Task description –
Include the line containing "fontweight='bold', color='#111111', zorder=4)" and all lines before it, repeated exactly from the listing below, without pictures.

Available data –
** Start **
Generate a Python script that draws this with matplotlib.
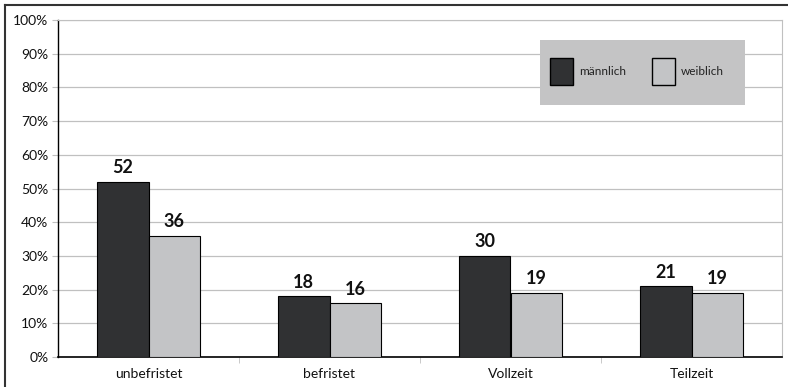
import numpy as np
import matplotlib
matplotlib.use("Agg")
import matplotlib.pyplot as plt
from matplotlib.lines import Line2D
from matplotlib.patches import Rectangle, Patch

plt.rcParams['font.family'] = ['Lato', 'DejaVu Sans']

# Anteile in Prozent
kategorien = ["unbefristet", "befristet", "Vollzeit", "Teilzeit"]
maennlich = [52, 18, 30, 21]
weiblich = [36, 16, 19, 19]
serien = ["männlich", "weiblich"]
y_ticks = [0, 10, 20, 30, 40, 50, 60, 70, 80, 90, 100]

FARBE_M = '#303133'
FARBE_W = '#c3c4c6'
GRID = '#c0c0c0'

fig = plt.figure(figsize=(7.88, 3.87), dpi=100)
ax = fig.add_axes([58 / 788, 1 - 357 / 387, 724 / 788, 337 / 387])

x = np.arange(len(kategorien))
breite = 0.285

b1 = ax.bar(x - breite / 2, maennlich, breite, color=FARBE_M,
            edgecolor='black', linewidth=0.8, zorder=3)
b2 = ax.bar(x + breite / 2, weiblich, breite, color=FARBE_W,
            edgecolor='black', linewidth=0.8, zorder=3)

for balken, werte in [(b1, maennlich), (b2, weiblich)]:
    for rect, v in zip(balken, werte):
        ax.annotate(f"{v}", (rect.get_x() + rect.get_width() / 2, v),
                    xytext=(0, 4), textcoords='offset points',
                    ha='center', va='bottom', fontsize=13,
                    fontweight='bold', color='#111111', zorder=4)

ax.set_xlim(-0.5, len(kategorien) - 0.5)
ax.set_ylim(0, 100)
ax.set_yticks(y_ticks)
ax.set_yticklabels([f"{t}%" for t in y_ticks])
ax.set_xticks(x)
ax.set_xticklabels(kategorien)
ax.set_xticks(np.arange(0.5, len(kategorien) - 1, 1), minor=True)

ax.tick_params(axis='x', which='major', length=0, pad=8, labelsize=10,
               labelcolor='#111111')
ax.tick_params(axis='x', which='minor', length=4, color=GRID, direction='out')
ax.tick_params(axis='y', length=4, color=GRID, labelsize=10,
               labelcolor='#111111', pad=3)

ax.yaxis.grid(True, color=GRID, linewidth=0.9, zorder=0)
ax.set_axisbelow(True)
ax.spines['left'].set_color('black')
ax.spines['left'].set_linewidth(1.0)
ax.spines['bottom'].set_color('black')
ax.spines['bottom'].set_linewidth(1.2)
ax.spines['top'].set_color(GRID)
ax.spines['right'].set_color(GRID)

# grauer Legendenkasten
ax.add_patch(Rectangle(((540 - 58) / 724, (357 - 105) / 337),
                       205 / 724, 65 / 337, transform=ax.transAxes,
                       facecolor='#c4c4c5', edgecolor='none', zorder=5))
handles = [Patch(facecolor=FARBE_M, edgecolor='black', linewidth=1.0),
           Patch(facecolor=FARBE_W, edgecolor='black', linewidth=1.0)]
leg = ax.legend(handles, serien, loc='center left',
                bbox_to_anchor=((550 - 58) / 724, (357 - 71.5) / 337),
                ncol=2, frameon=False, fontsize=8.5, borderpad=0,
                borderaxespad=0, handlelength=1.95, handleheight=3.2,
                handletextpad=0.5, columnspacing=2.2)
leg.set_zorder(6)
for t in leg.get_texts():
    t.set_color('#222222')

# Rahmen um die Grafik
fig.add_artist(Line2D([5 / 788, 5 / 788], [0, 1 - 5 / 387],
                      transform=fig.transFigure, color='#333333', linewidth=1.5))
fig.add_artist(Line2D([5 / 788, 1], [1 - 5 / 387, 1 - 5 / 387],
                      transform=fig.transFigure, color='#333333', linewidth=1.5))

fig.savefig("out.png", dpi=100)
** End **
Solution to the exercise –
Generate a Python script that draws this with matplotlib.
import numpy as np
import matplotlib
matplotlib.use("Agg")
import matplotlib.pyplot as plt
from matplotlib.lines import Line2D
from matplotlib.patches import Rectangle, Patch

plt.rcParams['font.family'] = ['Lato', 'DejaVu Sans']

# Anteile in Prozent
kategorien = ["unbefristet", "befristet", "Vollzeit", "Teilzeit"]
maennlich = [52, 18, 30, 21]
weiblich = [36, 16, 19, 19]
serien = ["männlich", "weiblich"]
y_ticks = [0, 10, 20, 30, 40, 50, 60, 70, 80, 90, 100]

FARBE_M = '#303133'
FARBE_W = '#c3c4c6'
GRID = '#c0c0c0'

fig = plt.figure(figsize=(7.88, 3.87), dpi=100)
ax = fig.add_axes([58 / 788, 1 - 357 / 387, 724 / 788, 337 / 387])

x = np.arange(len(kategorien))
breite = 0.285

b1 = ax.bar(x - breite / 2, maennlich, breite, color=FARBE_M,
            edgecolor='black', linewidth=0.8, zorder=3)
b2 = ax.bar(x + breite / 2, weiblich, breite, color=FARBE_W,
            edgecolor='black', linewidth=0.8, zorder=3)

for balken, werte in [(b1, maennlich), (b2, weiblich)]:
    for rect, v in zip(balken, werte):
        ax.annotate(f"{v}", (rect.get_x() + rect.get_width() / 2, v),
                    xytext=(0, 4), textcoords='offset points',
                    ha='center', va='bottom', fontsize=13,
                    fontweight='bold', color='#111111', zorder=4)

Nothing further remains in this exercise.